Combining conditional dependent probabilities

Question

I want to calculate $P(x\mid AB)$ where $AB$ is a condition in which both $A$ and $B$ occur.

I know the following data points:

$P(x\mid A)$

$P(x\mid B)$

$P(A\mid B) =$ I can estimate a number. It's not $P(A)$ since there is some dependence between $A$ and $B$.

$P(B\mid A) =$ I can estimate a number.

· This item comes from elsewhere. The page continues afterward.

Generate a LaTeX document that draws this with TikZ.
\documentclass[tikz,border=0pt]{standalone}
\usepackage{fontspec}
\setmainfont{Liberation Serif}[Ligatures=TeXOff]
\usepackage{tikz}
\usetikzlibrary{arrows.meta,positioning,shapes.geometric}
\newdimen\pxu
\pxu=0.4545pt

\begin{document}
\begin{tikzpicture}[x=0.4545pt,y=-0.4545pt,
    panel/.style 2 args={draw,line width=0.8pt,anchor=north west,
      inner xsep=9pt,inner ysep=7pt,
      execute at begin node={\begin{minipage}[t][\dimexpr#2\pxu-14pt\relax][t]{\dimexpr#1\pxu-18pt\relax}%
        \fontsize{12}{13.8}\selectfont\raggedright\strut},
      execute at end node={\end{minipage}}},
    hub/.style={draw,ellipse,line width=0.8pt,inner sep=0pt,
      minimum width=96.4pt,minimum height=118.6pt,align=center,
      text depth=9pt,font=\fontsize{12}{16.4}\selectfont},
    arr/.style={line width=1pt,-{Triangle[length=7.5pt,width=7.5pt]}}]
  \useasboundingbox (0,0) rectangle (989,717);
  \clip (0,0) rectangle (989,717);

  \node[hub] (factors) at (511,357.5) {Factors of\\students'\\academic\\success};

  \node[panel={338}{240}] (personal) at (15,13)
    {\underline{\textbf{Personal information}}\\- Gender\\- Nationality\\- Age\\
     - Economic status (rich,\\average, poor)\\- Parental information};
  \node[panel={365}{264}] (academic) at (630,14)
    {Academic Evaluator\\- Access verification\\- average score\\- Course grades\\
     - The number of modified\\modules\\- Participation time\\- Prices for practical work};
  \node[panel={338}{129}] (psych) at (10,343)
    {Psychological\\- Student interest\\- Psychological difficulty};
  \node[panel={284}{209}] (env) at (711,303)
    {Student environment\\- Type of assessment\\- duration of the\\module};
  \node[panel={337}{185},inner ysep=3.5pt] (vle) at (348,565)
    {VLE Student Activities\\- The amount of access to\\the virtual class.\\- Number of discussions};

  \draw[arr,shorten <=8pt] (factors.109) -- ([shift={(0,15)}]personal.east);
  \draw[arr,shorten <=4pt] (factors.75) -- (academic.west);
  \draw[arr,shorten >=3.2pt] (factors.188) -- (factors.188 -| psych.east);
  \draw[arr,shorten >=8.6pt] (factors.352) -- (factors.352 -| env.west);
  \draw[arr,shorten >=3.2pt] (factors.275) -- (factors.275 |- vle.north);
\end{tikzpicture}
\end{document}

It's not $P(B)$ since there is some dependence between $A$ and $B$.

If necessary, I can also estimate the following:

$P(A)$

$P(B)$

$P(x)$

Is there a way for me to calculate $P(x\mid AB)$?

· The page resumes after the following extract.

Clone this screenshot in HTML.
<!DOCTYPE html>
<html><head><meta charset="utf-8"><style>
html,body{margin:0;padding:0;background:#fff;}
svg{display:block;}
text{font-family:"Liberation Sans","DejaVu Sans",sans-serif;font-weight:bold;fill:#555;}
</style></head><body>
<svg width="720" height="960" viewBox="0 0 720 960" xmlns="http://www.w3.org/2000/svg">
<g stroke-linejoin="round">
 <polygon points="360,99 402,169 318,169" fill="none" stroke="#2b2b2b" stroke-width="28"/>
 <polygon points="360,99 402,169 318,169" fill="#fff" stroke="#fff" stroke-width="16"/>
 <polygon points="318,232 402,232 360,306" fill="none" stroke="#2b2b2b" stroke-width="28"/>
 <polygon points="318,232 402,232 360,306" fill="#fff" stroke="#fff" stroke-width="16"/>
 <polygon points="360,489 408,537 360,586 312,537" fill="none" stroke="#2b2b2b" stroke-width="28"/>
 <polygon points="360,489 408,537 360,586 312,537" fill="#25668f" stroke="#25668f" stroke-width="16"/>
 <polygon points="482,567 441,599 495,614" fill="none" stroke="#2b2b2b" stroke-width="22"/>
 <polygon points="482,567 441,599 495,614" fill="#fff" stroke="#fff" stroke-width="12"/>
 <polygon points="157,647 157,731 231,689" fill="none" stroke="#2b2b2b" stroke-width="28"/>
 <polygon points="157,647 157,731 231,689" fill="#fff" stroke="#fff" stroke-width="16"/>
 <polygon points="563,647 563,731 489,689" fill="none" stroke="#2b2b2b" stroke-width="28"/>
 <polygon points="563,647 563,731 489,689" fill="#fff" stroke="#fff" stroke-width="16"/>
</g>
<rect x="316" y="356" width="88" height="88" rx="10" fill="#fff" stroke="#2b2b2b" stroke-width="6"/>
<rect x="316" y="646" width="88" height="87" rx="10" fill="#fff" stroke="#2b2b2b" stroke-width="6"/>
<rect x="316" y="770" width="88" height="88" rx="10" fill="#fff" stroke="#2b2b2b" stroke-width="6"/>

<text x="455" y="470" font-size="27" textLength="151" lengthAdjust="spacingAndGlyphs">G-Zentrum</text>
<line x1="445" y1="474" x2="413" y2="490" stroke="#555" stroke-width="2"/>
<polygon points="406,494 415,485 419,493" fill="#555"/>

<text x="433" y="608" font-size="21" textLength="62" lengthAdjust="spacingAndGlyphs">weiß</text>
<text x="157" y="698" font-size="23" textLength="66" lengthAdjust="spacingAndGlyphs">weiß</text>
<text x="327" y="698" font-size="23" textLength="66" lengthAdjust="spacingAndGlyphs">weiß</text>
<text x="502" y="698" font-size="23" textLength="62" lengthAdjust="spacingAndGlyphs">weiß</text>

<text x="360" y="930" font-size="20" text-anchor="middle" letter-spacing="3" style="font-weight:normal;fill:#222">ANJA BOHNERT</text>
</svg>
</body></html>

In case it matters, $x$, $A$, and $B$ are all binary events, either something happens or it doesn't.

Separately, is there a way to generalize this since I am also trying to estimate $P(x\mid ABCD)$ where $C$ and $D$ follow similar rules as $A$ and $B$ as described above.

Thanks for the help!

Answer 1

You note that $A$ and $B$ are not (unconditionally) independent. However, if they are independent conditional on $x$, $$ p(A,B|x) = p(A|x)\,p(B|x), $$ then you have enough information to compute $p(x|A,B)$.

First factor the joint distribution two ways: $$ p(x,A,B) = p(x|A,B)\,p(A,B) = p(A,B|x)\,p(x). $$ Using these two factorizations, write Bayes' rule: $$ p(x|A,B) = \frac{p(A,B|x)\,p(x)}{p(A,B)}. $$ You know $p(x)$. You also know $p(A,B)$, since $$ p(A,B) = p(A|B)\,p(B) = p(B|A)\,p(A), $$ and you know $p(A)$, $p(B)$, $p(A|B)$, and $p(B|A)$.

If $A$ and $B$ are conditionally independent you only need $p(A|x)$ and $p(B|x)$, but you know these as well, since (using Bayes' rule again) $$ p(A|x) = \frac{p(x|A)\,p(A)}{p(x)} \qquad\text{and}\qquad p(B|x) = \frac{p(x|B)\,p(B)}{p(x)}, $$ and you know $p(x|A)$ and $p(x|B)$.

Putting this together, one way to write the answer is $$ p(x|A,B) = \frac{p(x|A)\,p(x|B)\,p(A)}{p(x)\,p(A|B)} . $$

Without the assumption of conditional independence (or its equivalent) I don't think you can get the answer with what you know.